Task requirements:
List every line below containing "with".
--- Material ---
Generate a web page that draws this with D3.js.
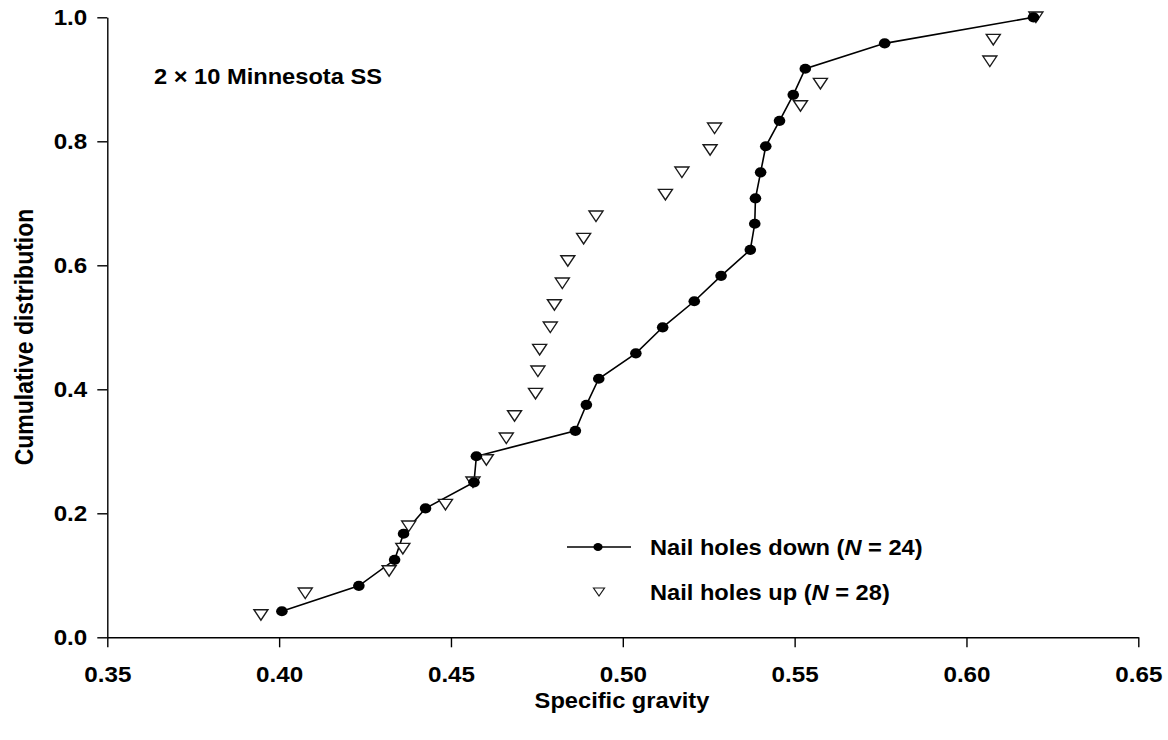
<!DOCTYPE html>
<html>
<head>
<meta charset="utf-8">
<script src="https://cdn.jsdelivr.net/npm/d3@7"></script>
<style>
  body { margin: 0; background: #fff; }
  text { font-family: "Liberation Sans", Arial, Helvetica, sans-serif; font-weight: bold; fill: #000; }
</style>
</head>
<body>
<svg id="chart" width="1168" height="740"></svg>
<script>
// Specific gravity of each specimen, sorted, with its cumulative fraction
const downSG = [0.4008, 0.4232, 0.4336, 0.4362, 0.4426, 0.4567, 0.4574, 0.4862,
                0.4894, 0.4930, 0.5038, 0.5116, 0.5208, 0.5286, 0.5371, 0.5384,
                0.5386, 0.5401, 0.5416, 0.5456, 0.5496, 0.5531, 0.5762, 0.6195];
const downCum = [0.042, 0.083, 0.125, 0.167, 0.208, 0.250, 0.292, 0.333,
                 0.375, 0.417, 0.458, 0.500, 0.542, 0.583, 0.625, 0.667,
                 0.708, 0.750, 0.792, 0.833, 0.875, 0.917, 0.958, 1.000];

const upSG = [0.3947, 0.4076, 0.4320, 0.4360, 0.4377, 0.4484, 0.4564, 0.4603,
              0.4661, 0.4685, 0.4746, 0.4753, 0.4758, 0.4789, 0.4801, 0.4824,
              0.4840, 0.4886, 0.4922, 0.5124, 0.5172, 0.5254, 0.5267, 0.5517,
              0.5575, 0.6068, 0.6078, 0.6202];
const upCum = [0.036, 0.071, 0.107, 0.143, 0.179, 0.214, 0.250, 0.286,
               0.321, 0.357, 0.393, 0.429, 0.464, 0.500, 0.536, 0.571,
               0.607, 0.643, 0.679, 0.714, 0.750, 0.786, 0.821, 0.857,
               0.893, 0.929, 0.964, 1.000];

const xTicks = [0.35, 0.40, 0.45, 0.50, 0.55, 0.60, 0.65];
const yTicks = [0.0, 0.2, 0.4, 0.6, 0.8, 1.0];

const panelTitle = "2 × 10 Minnesota SS";
const xTitle = "Specific gravity";
const yTitle = "Cumulative distribution";
const legendItems = [
  { name: "Nail holes down (", n: 24, kind: "down" },
  { name: "Nail holes up (", n: 28, kind: "up" }
];

const svg = d3.select("#chart");
const SX = 1.1; // glyphs are drawn slightly wide

const x = d3.scaleLinear().domain([0.35, 0.65]).range([107.3, 1138.3]);
const y = d3.scaleLinear().domain([0, 1]).range([637.3, 17.3]);

// axes
const xAxis = svg.append("g")
  .attr("transform", `translate(0,${y(0)})`)
  .call(d3.axisBottom(x).tickValues(xTicks).tickSize(10).tickSizeOuter(0)
    .tickPadding(19).tickFormat(d3.format(".2f")));
const yAxis = svg.append("g")
  .attr("transform", `translate(${x(0.35)},0)`)
  .call(d3.axisLeft(y).tickValues(yTicks).tickSize(10).tickSizeOuter(0)
    .tickPadding(10).tickFormat(d3.format(".1f")));

[xAxis, yAxis].forEach(g => {
  g.select(".domain").attr("stroke", "#000").attr("stroke-width", 1.4);
  g.selectAll(".tick line").attr("stroke", "#000").attr("stroke-width", 1.4);
  g.selectAll(".tick text").attr("fill", "#000").attr("font-size", 22)
    .style("font-family", "'Liberation Sans', Arial, sans-serif").style("font-weight", "bold");
});
xAxis.selectAll(".tick text").attr("transform", `scale(${SX},1)`);
yAxis.selectAll(".tick text").attr("x", -20 / SX).attr("dy", "0.34em")
  .attr("transform", `scale(${SX},1)`);

// helper for horizontally stretched labels
function label(px, py, str, size, anchor) {
  const t = svg.append("g").attr("transform", `translate(${px},${py})`)
    .append("text").attr("transform", `scale(${SX},1)`)
    .attr("font-size", size).attr("text-anchor", anchor || "start");
  if (str != null) t.text(str);
  return t;
}

label(154, 84, panelTitle, 21.5);
label(622, 708, xTitle, 21.5, "middle");
svg.append("text")
  .attr("transform", `translate(33,337) scale(${SX},1) rotate(-90)`)
  .attr("font-size", 23).attr("text-anchor", "middle").text(yTitle);

// symbol shapes
const tri = (w, h) => `M${-w / 2},${-h / 2}L${w / 2},${-h / 2}L0,${h / 2}Z`;

// nail holes down: connected line with filled dots
const line = d3.line().x(d => x(d[0])).y(d => y(d[1]));
const downPts = downSG.map((v, i) => [v, downCum[i]]);
svg.append("path").datum(downPts).attr("d", line)
  .attr("fill", "none").attr("stroke", "#000").attr("stroke-width", 1.6);

// nail holes up: open down-pointing triangles
const upPts = upSG.map((v, i) => [v, upCum[i]]);
svg.append("g").selectAll("path").data(upPts).join("path")
  .attr("transform", d => `translate(${x(d[0])},${y(d[1])})`)
  .attr("d", tri(14, 10.5))
  .attr("fill", "#fff").attr("stroke", "#1a1a1a").attr("stroke-width", 1.4);

svg.append("g").selectAll("ellipse").data(downPts).join("ellipse")
  .attr("cx", d => x(d[0])).attr("cy", d => y(d[1]))
  .attr("rx", 5.8).attr("ry", 5.1).attr("fill", "#000");

// legend
const legY = [547, 592];
legendItems.forEach((it, i) => {
  const ly = legY[i];
  if (it.kind === "down") {
    svg.append("line").attr("x1", 567).attr("x2", 631).attr("y1", ly).attr("y2", ly)
      .attr("stroke", "#000").attr("stroke-width", 1.4);
    svg.append("ellipse").attr("cx", 598).attr("cy", ly).attr("rx", 4.6).attr("ry", 4).attr("fill", "#000");
  } else {
    svg.append("path").attr("transform", `translate(599,${ly})`).attr("d", tri(11, 8))
      .attr("fill", "#fff").attr("stroke", "#1a1a1a").attr("stroke-width", 1.2);
  }
  const t = label(650, ly + 8, null, 21.5);
  t.append("tspan").text(it.name);
  t.append("tspan").attr("font-style", "italic").text("N");
  t.append("tspan").text(` = ${it.n})`);
});
</script>
</body>
</html>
---
Written answer:
Generate a web page that draws this with D3.js.
// Specific gravity of each specimen, sorted, with its cumulative fraction
// nail holes down: connected line with filled dots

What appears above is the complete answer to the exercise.